I do appreciate that.
I say that I’m a work in progress, not to excuse my failings, but to be open about the fact that as much as I‘'’d like to be able to find and extirpate that thing within me that is entwined with racism so much that it is like one side of the DNA helix, it‘'’s not a thing that can be cut out like a tumor.
Instead, it is the long, slow, slog to evaluate what I do against what I think I should be doing, and then attempt to right the actions that I’m doing as well as put to right the wrongs that I have committed.
You will be disappointed in me because you’ll find something someday that is utterly stupid and wrong about me. And I just know it’s going to happen. I am trying to be fully open about everything, for a few reasons:
One is that it is way more freeing to be open and to accept the critiques that result from that openness.

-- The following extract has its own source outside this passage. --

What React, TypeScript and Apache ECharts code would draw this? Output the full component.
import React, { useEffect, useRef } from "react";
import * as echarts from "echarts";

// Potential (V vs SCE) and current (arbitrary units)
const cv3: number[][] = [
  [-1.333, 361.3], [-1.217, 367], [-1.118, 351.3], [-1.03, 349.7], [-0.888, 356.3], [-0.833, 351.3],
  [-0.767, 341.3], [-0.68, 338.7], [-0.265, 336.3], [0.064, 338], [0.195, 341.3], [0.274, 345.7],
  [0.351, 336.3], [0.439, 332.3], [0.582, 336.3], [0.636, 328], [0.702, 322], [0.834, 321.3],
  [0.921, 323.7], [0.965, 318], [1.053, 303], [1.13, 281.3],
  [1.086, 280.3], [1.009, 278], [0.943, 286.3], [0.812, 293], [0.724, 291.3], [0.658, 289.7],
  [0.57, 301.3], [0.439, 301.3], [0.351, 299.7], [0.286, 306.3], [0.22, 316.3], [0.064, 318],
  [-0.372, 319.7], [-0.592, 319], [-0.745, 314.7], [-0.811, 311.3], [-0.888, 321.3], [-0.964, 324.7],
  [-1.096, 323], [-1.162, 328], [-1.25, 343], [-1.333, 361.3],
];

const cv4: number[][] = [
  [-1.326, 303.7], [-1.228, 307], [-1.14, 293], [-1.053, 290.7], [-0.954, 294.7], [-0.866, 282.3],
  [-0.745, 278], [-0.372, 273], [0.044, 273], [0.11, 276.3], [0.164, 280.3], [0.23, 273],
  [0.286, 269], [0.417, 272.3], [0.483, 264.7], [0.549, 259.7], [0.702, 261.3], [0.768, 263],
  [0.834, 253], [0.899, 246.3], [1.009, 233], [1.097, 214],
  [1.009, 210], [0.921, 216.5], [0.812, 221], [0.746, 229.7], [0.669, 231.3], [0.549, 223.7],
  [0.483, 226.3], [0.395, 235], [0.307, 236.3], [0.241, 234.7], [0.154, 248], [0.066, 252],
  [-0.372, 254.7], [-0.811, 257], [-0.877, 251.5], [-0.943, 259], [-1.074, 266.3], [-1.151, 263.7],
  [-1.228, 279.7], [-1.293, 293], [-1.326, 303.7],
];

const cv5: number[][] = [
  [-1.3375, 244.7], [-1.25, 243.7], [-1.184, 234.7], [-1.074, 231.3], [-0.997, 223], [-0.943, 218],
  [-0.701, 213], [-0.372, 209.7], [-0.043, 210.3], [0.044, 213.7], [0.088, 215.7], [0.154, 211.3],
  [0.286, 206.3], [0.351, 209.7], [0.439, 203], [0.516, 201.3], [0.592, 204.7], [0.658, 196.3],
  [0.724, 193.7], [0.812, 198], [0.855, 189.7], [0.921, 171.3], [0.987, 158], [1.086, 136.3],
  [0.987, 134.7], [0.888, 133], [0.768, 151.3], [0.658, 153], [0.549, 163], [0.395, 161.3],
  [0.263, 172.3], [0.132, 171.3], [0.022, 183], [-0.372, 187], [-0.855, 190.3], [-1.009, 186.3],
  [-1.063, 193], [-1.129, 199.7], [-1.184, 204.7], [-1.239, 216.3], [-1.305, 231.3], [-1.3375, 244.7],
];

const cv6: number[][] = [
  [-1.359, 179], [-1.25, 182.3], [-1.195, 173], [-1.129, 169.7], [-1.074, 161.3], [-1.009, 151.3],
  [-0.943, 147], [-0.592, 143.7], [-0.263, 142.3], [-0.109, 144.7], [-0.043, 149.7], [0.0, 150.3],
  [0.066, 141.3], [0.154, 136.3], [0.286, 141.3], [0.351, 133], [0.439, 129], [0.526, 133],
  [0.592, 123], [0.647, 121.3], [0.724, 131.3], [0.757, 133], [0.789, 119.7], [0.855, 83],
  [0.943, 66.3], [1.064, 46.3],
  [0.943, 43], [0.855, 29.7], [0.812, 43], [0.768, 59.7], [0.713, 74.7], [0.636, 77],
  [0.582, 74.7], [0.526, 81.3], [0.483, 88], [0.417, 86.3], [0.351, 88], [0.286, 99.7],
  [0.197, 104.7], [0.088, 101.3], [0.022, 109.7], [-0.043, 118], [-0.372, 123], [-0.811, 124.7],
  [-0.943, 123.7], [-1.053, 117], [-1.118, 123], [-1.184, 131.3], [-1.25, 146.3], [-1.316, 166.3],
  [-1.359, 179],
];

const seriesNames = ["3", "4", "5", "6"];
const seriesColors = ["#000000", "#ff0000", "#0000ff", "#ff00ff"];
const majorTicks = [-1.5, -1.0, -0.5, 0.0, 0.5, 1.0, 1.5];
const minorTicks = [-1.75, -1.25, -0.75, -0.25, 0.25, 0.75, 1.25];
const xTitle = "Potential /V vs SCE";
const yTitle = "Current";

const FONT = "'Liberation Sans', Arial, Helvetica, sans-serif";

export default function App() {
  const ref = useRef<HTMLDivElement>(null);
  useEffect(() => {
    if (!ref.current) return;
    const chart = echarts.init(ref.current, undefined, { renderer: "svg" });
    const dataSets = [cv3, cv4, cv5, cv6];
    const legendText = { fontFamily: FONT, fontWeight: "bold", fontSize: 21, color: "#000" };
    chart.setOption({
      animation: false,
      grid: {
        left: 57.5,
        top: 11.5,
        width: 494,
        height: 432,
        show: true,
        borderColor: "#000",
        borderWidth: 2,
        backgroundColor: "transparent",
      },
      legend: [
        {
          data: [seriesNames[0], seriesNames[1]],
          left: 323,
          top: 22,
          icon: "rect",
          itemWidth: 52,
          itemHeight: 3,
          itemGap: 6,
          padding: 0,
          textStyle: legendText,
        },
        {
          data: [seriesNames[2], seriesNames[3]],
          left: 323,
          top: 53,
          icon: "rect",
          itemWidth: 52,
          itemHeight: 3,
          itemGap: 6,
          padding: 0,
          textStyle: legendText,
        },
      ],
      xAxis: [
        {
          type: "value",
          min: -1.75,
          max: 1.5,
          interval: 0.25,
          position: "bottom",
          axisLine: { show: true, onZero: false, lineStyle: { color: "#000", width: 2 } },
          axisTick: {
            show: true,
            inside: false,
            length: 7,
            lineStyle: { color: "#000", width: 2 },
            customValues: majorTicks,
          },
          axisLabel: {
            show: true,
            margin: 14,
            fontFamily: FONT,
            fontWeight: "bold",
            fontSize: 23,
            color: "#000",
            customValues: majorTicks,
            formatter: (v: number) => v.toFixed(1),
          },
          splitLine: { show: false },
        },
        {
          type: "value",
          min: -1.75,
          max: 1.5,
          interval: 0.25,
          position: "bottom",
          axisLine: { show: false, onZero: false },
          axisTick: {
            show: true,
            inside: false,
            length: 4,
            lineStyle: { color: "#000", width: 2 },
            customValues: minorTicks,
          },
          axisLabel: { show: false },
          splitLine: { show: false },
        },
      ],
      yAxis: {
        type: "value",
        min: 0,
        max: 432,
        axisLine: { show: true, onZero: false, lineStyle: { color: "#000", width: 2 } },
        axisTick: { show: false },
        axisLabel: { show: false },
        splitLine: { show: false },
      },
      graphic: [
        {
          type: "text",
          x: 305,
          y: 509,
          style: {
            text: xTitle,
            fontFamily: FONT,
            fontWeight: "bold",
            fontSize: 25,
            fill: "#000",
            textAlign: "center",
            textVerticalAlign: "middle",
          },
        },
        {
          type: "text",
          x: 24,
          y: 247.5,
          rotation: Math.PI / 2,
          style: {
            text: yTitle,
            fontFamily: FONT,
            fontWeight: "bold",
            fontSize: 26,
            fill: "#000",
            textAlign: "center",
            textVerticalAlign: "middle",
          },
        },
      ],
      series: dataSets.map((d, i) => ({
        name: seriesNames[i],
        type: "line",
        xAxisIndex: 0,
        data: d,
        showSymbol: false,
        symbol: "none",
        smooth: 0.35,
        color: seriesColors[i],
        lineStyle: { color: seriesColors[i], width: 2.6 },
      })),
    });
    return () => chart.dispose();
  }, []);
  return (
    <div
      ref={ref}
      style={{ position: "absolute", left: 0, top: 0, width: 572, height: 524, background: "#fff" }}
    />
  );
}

But the other is for my own wyte people who might be as stuck as I am in the culture of being wyte. I want to show that there are ways out of that culture and into freedom and grace and happiness and acceptance and all the rest that we say that we want but do not often know how to get. American wyte men are especially trapped; I am hoping that some will see the gleam of hope that they can leave a toxic, damaging, and isolating cultural role. Here is the way I’m doing it; you can probably find such a way yourself and perhaps learn from my mistakes along the way where the dead-ends are and how sometimes a good-sounding thing is actually a terrible thing.
I appreciate far more than you know the responses I get for correction and done to bring me to task on my actions as compared to my words and intentions.
If you find it within yourself and have the energy and will to respond to me, please do speak directly what you think.
I assure you, my feelings won’t be hurt and I’m not going to go away in a huff. I’ve been working to become free for almost fifteen years now. I’m not going to throw it all away because someone speaks to me a truth that is, well, true.
Again, thanks for your kind responses.